Ugly, uncultured Malaysians on social media


Chok Suat Ling, New Straits Times

Malaysia is truly Asia, and its people are known to be ever smiling, gentle and polite. We are courteous, refined in speech, and well mannered — berbudi-bahasa dan halus tutur-kata. Indeed, we are all that and more; but for some mysterious reason, everything changes as soon as we get behind the wheel, watch football, or log onto social media.

Facebook, Twitter, Instagram and WhatsApp, despite their many obvious benefits, have also managed to successfully transform many sweet-natured Malaysians into vicious, judgmental monsters. Look no further than the helicopter crash in Sarawak last week which killed six people including Plantation Industries and Commodities deputy minister Datuk Noriah Kasnon.

It was shocking and tragic but it did not stop even more shocking and distasteful posts. Almost as soon as news spread that the helicopter had disappeared off the radar, “news reports” were disseminated over social media that the AS350 Ecureuil helicopter had been found, and its occupants uninjured — oddly, at several different locations around the state. Journalists who cautioned friends and relatives against sharing such unverified news were in turn scolded for being “slow”.

We now know how that entire episode turned out. The mischievous sharing of false news by those with obviously too much time on their hands only served to confuse and distress already distraught relatives and friends of those on board the ill-fated flight. Subsequent inappropriate posts and comments about them, as well as other politicians, only further added salt to the wound.

These are the ugliest of Malaysians, palpably worse than those who donate their household garbage to charity homes, pile their plate high during open house buffets, and mat rempit. It was the same when Malaysia Airlines flight MH370 disappeared two years ago. Stories were fabricated — plane landing safely in various locales around the globe — to other implausible scenarios, and then sent out with a swift click via social media.
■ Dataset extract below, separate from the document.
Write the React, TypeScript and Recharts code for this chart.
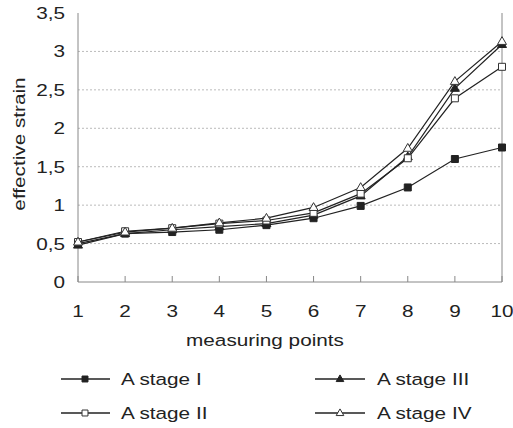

During the devastating floods in Kelantan in 2014, malicious posts were spread of the purported collapse of a school with bodies of hundreds submerged in floodwaters. These propagators of mischief must be hauled up and severely punished as they have helped create an environment of cynicism, where nothing is to be believed until proven otherwise. Not many believed the news about school closure during the hazy months, for example, until they were shared by the mainstream media’s online sites. This can be dangerous especially in times of disaster or strife when it’s crucial for the news to reach the people speedily.

Uncivilised and uncultured Malaysians do not just stop at posting fake news, they taunt, provoke and offend, sometimes in the name of giving the recipient unsolicited “advice”. Accomplished Malaysian singer Yunalis Mat Zara’ai, or Yuna as she is popularly known, has made great strides in the global music scene and was just recently announced as one of five international singers to perform the 2016 Olympics promotional tune, “The Fire”.

However, the only thing a young fan could see was her “inappropriate attire”. The girl mocked a photo of the turbaned Yuna on Instagram, which the singer laudably responded to with restraint and class. Many others have been on the receiving end of vulgarity and scorn, when all they did was help the country earn medals in gymnastics, or pose in nude tights in front of tourist attractions abroad.

The perception these days is that it is acceptable to utter the rudest, most abusive and obscene words of “guidance” as long as the post ends with: “This also serves as a reminder to myself”. When confronted by unverified posts, social media users must not give those intent on mischief further credence and notoriety by clicking on the “share” button. By spreading it further, you are as liable as they are.

At the same time, the Malaysian Communications and Multimedia Commission must act more urgently and decisively against those who misuse social media. After all, Section 233 of the Malaysian Communications and Multimedia Commission Act 1998, is rather all-encompassing and does not just cover online media portals. It provides for a maximum jail term of one year or a fine not exceeding RM50,000 and or both, against those who “post any comment, request, suggestion or other communication which is obscene, indecent, false, menacing or offensive in nature with the intent to annoy, abuse, threaten or harass another person”. This, without a doubt, covers all the ugly Malaysians above.